In the case of Sánchez, she said everything happened very fast. “They never gave me the option to take my daughter,” Sánchez said. Her attorneys said the same.
ICE did not respond to a request for comment on the case, but the administration has said in previous comments that deported parents have been given the choice to take their children or not.
Sánchez said her daughter started having seizures three months ago and is seeing a neurologist in the Tampa area. Her daughter’s bedtime routine consisted of breastfeeding, lullabies and then sleeping together in bed.

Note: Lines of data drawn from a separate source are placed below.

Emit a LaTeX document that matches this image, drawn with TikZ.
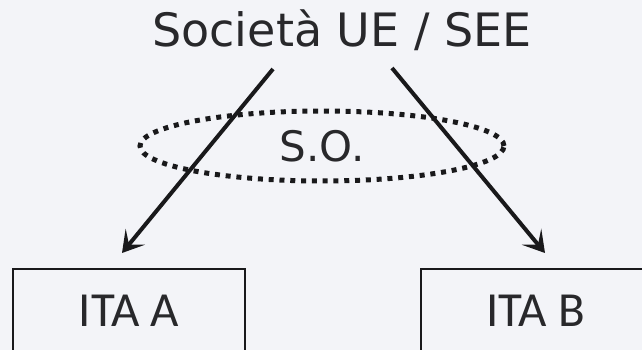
\documentclass[tikz,border=0pt]{standalone}
\usepackage{fontspec}
\setmainfont{DejaVu Sans}
\newfontfamily\itafont{Carlito}
\usetikzlibrary{arrows.meta,shapes.geometric}
\definecolor{bgc}{RGB}{243,244,248}
\definecolor{ink}{RGB}{25,25,27}
\definecolor{txt}{RGB}{40,40,43}
\tikzset{
  conn/.style={draw=ink, line width=4pt, -{Stealth[length=21pt,width=25pt,inset=10pt]}},
  itabox/.style={draw=ink, line width=2.8pt, rectangle, minimum height=84pt, inner sep=0pt, text=txt, font=\itafont\fontsize{49}{52}\selectfont},
  soellipse/.style={ellipse, draw=ink, line width=5pt, dash pattern=on 5pt off 5.8pt, minimum width=364pt, minimum height=70pt, inner sep=0pt, text=txt, font=\fontsize{42}{46}\selectfont},
  titlenode/.style={text=txt, inner sep=0pt, font=\fontsize{46}{50}\selectfont}
}
\begin{document}
\begin{tikzpicture}[x=1pt,y=-1pt]
\fill[bgc] (0,0) rectangle (642,350);
\useasboundingbox (0,0) rectangle (642,350);
\begin{scope}
\clip (0,0) rectangle (642,350);
\node[titlenode, anchor=base] (title) at (342,47) {Società UE / SEE};
\node[soellipse] (so) at (322,146) {S.O.};
\node[itabox, minimum width=232pt] (ita) at (129,311) {ITA A};
\node[itabox, minimum width=229pt] (itb) at (535.5,311) {ITA B};
\coordinate (la) at (273,69);
\coordinate (lb) at (122,253);
\coordinate (ra) at (392,68);
\coordinate (rb) at (545,253);
\draw[conn] (la) -- (lb);
\draw[conn] (ra) -- (rb);
\end{scope}
\end{tikzpicture}
\end{document}
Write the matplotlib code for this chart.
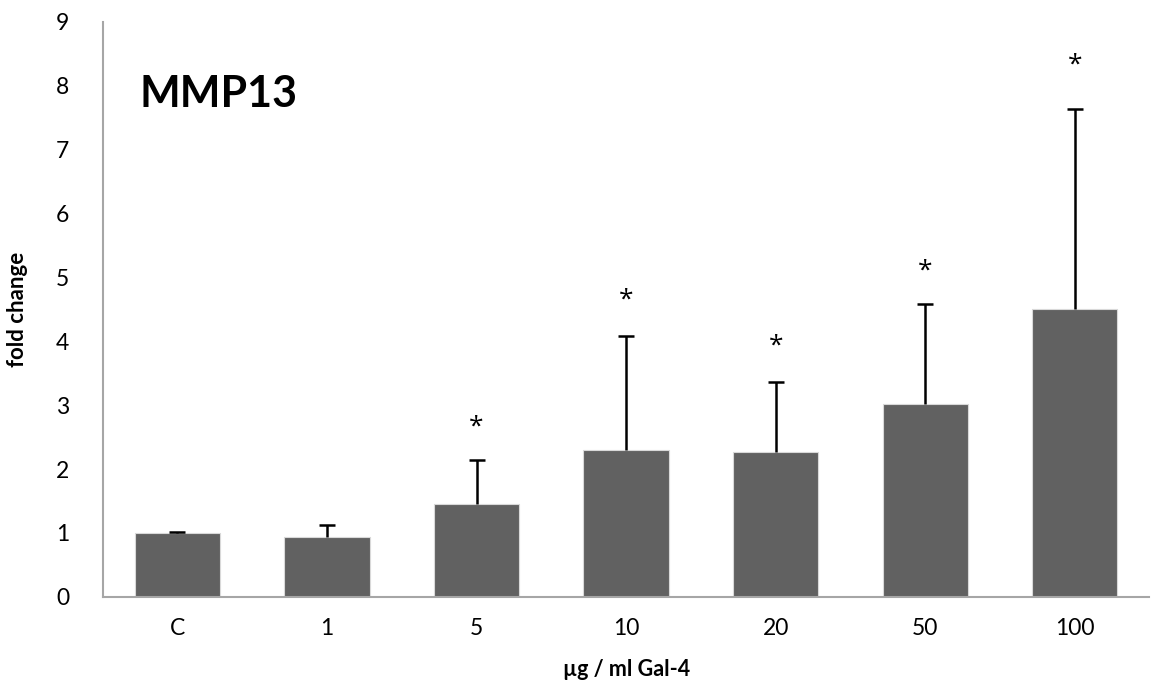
import matplotlib.pyplot as plt
import numpy as np

plt.rc('font', family='Lato')

# fold change of MMP13 expression per Gal-4 dose
doses = ["C", "1", "5", "10", "20", "50", "100"]
fold_change = [1.00, 0.93, 1.45, 2.30, 2.27, 3.02, 4.50]
sd_upper = [0.02, 0.19, 0.69, 1.79, 1.10, 1.56, 3.13]
significant = [False, False, True, True, True, True, True]
star_y = [None, None, 2.66, 4.64, 3.93, 5.10, 8.33]

fig = plt.figure(figsize=(11.67, 6.86), dpi=100)
ax = fig.add_axes([0.088, 0.130, 0.897, 0.838])

x = np.arange(len(doses))
ax.bar(x, fold_change, width=0.57, color="#616161", edgecolor="#d9d9d9", linewidth=0.8, zorder=2)
_, caps, _ = ax.errorbar(x, fold_change, yerr=[np.zeros(len(x)), sd_upper], fmt='none',
                         ecolor="black", elinewidth=1.8, capsize=6, capthick=1.8, zorder=3)
# only the upper whisker gets a cap
caps[0].set_visible(False)

for xi, sig, sy in zip(x, significant, star_y):
    if sig:
        ax.text(xi, sy, "*", ha="center", va="center", fontsize=19, family="Open Sans")

ax.text(0.035, 0.875, "MMP13", transform=ax.transAxes, fontsize=31,
        fontweight="bold", ha="left", va="center")

ax.set_xlim(-0.5, len(doses) - 0.5)
ax.set_ylim(0, 9)
ax.set_yticks(range(0, 10))
ax.set_xticks(x)
ax.set_xticklabels(doses)
ax.tick_params(axis="both", length=0, labelsize=16.5)
ax.tick_params(axis="x", pad=15)
ax.tick_params(axis="y", pad=24)

ax.set_xlabel("µg / ml Gal-4", fontsize=15.5, fontweight="bold", labelpad=15)
ax.set_ylabel("fold change", fontsize=16, fontweight="bold", labelpad=20)

for side in ["top", "right"]:
    ax.spines[side].set_visible(False)
for side in ["left", "bottom"]:
    ax.spines[side].set_color("#a6a6a6")
    ax.spines[side].set_linewidth(1.5)

plt.savefig("out.png")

Now her daughter just cries, Sánchez and her husband, Carlos Valle, said in separate interviews. Valle, who’s a naturalized U.S. citizen, remains in Tampa with their child.
Sánchez was scheduled to check in at the Immigration and Customs Enforcement office in Tampa on April 30, but her appointment was bumped up, her Miami-based attorney, Claudia Cañizares, said.
Sánchez went to the appointment with her daughter and Cañizares’ associate in Tampa, while Valle, Sanchez’s husband, waited outside because he was not allowed in the room.
At the appointment Sánchez was informed she was being detained and she needed to arrange for someone to pick up her child. According to Sánchez and the attorneys, Sánchez started crying, saying she couldn’t leave her baby. The officers told her the child could visit her in Cuba.